The clique number and the smallest Q-eigenvalue of graphs

TL;DR

This paper investigates the maximum smallest eigenvalue of the signless Laplacian in graphs without large cliques, extending classical bounds and establishing asymptotic results using graph blowups.

Contribution

It provides new bounds and asymptotic results for the smallest signless Laplacian eigenvalue in graphs avoiding large cliques, generalizing previous work.

Findings

Derived bounds on $q_{min}$ for graphs without $K_{r+1}$

Connected $q_{min}$ to bipartite graph properties

Established asymptotic maximum $q_{min}$ using blowup techniques

Abstract

Let $q_{\min}(G)$ stand for the smallest eigenvalue of the signless Laplacian of a graph $G$ of order $n.$ This paper gives some results on the following extremal problem: How large can $q_\min\left( G\right) $ be if $G$ is a graph of order $n,$ with no complete subgraph of order $r+1?$ It is shown that this problem is related to the well-known topic of making graphs bipartite.

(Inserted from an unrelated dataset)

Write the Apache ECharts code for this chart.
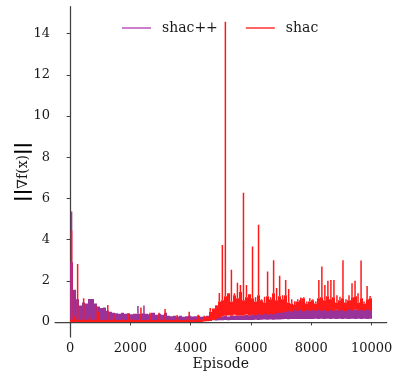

Using known classical results, several bounds on $q_{\min}$ are obtained, thus extending previous work of Brandt for regular graphs. In addition, using graph blowups, a general asymptotic result about the maximum $q_{\min}$ is established. As a supporting tool, the spectra of the Laplacian and the signless Laplacian of blowups of graphs are calculated.